#### [YOUR TASK]
Repeat exactly each line of the data provided below.

#### [RECORDS FOR THIS EXERCISE]
*****

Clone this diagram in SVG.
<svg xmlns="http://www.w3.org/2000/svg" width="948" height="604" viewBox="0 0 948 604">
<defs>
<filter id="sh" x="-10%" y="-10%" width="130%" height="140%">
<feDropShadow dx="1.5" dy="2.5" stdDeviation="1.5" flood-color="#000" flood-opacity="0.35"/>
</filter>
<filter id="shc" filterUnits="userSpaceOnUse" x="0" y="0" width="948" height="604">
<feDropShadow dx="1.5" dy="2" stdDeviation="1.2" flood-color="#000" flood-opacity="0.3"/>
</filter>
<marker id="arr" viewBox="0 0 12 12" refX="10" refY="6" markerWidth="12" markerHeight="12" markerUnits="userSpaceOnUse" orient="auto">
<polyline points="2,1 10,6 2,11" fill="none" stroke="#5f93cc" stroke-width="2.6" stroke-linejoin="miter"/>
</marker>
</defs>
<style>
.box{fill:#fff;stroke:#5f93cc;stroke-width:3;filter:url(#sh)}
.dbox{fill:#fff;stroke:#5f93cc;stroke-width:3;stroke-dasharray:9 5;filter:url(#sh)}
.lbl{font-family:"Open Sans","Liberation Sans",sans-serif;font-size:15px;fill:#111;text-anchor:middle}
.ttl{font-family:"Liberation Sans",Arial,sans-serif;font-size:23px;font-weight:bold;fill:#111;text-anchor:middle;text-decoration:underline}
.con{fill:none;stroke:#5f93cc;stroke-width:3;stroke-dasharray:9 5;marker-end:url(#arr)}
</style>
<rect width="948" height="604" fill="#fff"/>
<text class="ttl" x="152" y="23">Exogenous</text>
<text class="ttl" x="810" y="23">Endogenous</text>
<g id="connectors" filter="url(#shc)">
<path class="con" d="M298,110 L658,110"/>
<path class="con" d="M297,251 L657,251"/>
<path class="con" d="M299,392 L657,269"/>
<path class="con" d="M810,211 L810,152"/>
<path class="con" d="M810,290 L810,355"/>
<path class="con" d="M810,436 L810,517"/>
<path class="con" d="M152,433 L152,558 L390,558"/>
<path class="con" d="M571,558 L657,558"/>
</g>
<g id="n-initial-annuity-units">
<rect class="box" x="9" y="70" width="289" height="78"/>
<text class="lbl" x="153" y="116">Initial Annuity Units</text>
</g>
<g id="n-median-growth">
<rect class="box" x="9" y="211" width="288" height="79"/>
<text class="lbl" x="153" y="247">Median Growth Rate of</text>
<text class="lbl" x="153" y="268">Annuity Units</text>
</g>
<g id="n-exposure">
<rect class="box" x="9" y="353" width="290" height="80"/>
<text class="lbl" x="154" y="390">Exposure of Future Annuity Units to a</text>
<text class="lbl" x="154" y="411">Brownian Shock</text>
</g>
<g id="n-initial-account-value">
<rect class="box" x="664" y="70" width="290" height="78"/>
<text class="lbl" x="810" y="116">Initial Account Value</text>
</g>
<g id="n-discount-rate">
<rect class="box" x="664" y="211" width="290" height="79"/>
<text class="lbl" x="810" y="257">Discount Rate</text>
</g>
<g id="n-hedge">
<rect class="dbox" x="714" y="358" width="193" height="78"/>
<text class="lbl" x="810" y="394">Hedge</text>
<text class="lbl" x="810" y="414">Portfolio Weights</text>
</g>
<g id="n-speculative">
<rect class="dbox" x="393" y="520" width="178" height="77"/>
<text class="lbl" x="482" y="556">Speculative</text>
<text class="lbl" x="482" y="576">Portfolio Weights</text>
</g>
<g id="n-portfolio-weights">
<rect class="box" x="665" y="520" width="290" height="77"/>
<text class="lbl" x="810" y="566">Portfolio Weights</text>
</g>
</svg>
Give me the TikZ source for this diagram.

*****

#### [OUTPUT OF THE EXERCISE]
Clone this diagram in SVG.
<svg xmlns="http://www.w3.org/2000/svg" width="948" height="604" viewBox="0 0 948 604">
<defs>
<filter id="sh" x="-10%" y="-10%" width="130%" height="140%">
<feDropShadow dx="1.5" dy="2.5" stdDeviation="1.5" flood-color="#000" flood-opacity="0.35"/>
</filter>
<filter id="shc" filterUnits="userSpaceOnUse" x="0" y="0" width="948" height="604">
<feDropShadow dx="1.5" dy="2" stdDeviation="1.2" flood-color="#000" flood-opacity="0.3"/>
</filter>
<marker id="arr" viewBox="0 0 12 12" refX="10" refY="6" markerWidth="12" markerHeight="12" markerUnits="userSpaceOnUse" orient="auto">
<polyline points="2,1 10,6 2,11" fill="none" stroke="#5f93cc" stroke-width="2.6" stroke-linejoin="miter"/>
</marker>
</defs>
<style>
.box{fill:#fff;stroke:#5f93cc;stroke-width:3;filter:url(#sh)}
.dbox{fill:#fff;stroke:#5f93cc;stroke-width:3;stroke-dasharray:9 5;filter:url(#sh)}
.lbl{font-family:"Open Sans","Liberation Sans",sans-serif;font-size:15px;fill:#111;text-anchor:middle}
.ttl{font-family:"Liberation Sans",Arial,sans-serif;font-size:23px;font-weight:bold;fill:#111;text-anchor:middle;text-decoration:underline}
.con{fill:none;stroke:#5f93cc;stroke-width:3;stroke-dasharray:9 5;marker-end:url(#arr)}
</style>
<rect width="948" height="604" fill="#fff"/>
<text class="ttl" x="152" y="23">Exogenous</text>
<text class="ttl" x="810" y="23">Endogenous</text>
<g id="connectors" filter="url(#shc)">
<path class="con" d="M298,110 L658,110"/>
<path class="con" d="M297,251 L657,251"/>
<path class="con" d="M299,392 L657,269"/>
<path class="con" d="M810,211 L810,152"/>
<path class="con" d="M810,290 L810,355"/>
<path class="con" d="M810,436 L810,517"/>
<path class="con" d="M152,433 L152,558 L390,558"/>
<path class="con" d="M571,558 L657,558"/>
</g>
<g id="n-initial-annuity-units">
<rect class="box" x="9" y="70" width="289" height="78"/>
<text class="lbl" x="153" y="116">Initial Annuity Units</text>
</g>
<g id="n-median-growth">
<rect class="box" x="9" y="211" width="288" height="79"/>
<text class="lbl" x="153" y="247">Median Growth Rate of</text>
<text class="lbl" x="153" y="268">Annuity Units</text>
</g>
<g id="n-exposure">
<rect class="box" x="9" y="353" width="290" height="80"/>
<text class="lbl" x="154" y="390">Exposure of Future Annuity Units to a</text>
<text class="lbl" x="154" y="411">Brownian Shock</text>
</g>
<g id="n-initial-account-value">
<rect class="box" x="664" y="70" width="290" height="78"/>
<text class="lbl" x="810" y="116">Initial Account Value</text>
</g>
<g id="n-discount-rate">
<rect class="box" x="664" y="211" width="290" height="79"/>
<text class="lbl" x="810" y="257">Discount Rate</text>
</g>
<g id="n-hedge">
<rect class="dbox" x="714" y="358" width="193" height="78"/>
<text class="lbl" x="810" y="394">Hedge</text>
<text class="lbl" x="810" y="414">Portfolio Weights</text>
</g>
<g id="n-speculative">
<rect class="dbox" x="393" y="520" width="178" height="77"/>
<text class="lbl" x="482" y="556">Speculative</text>
<text class="lbl" x="482" y="576">Portfolio Weights</text>
</g>
<g id="n-portfolio-weights">
<rect class="box" x="665" y="520" width="290" height="77"/>
<text class="lbl" x="810" y="566">Portfolio Weights</text>
</g>
</svg>
Give me the TikZ source for this diagram.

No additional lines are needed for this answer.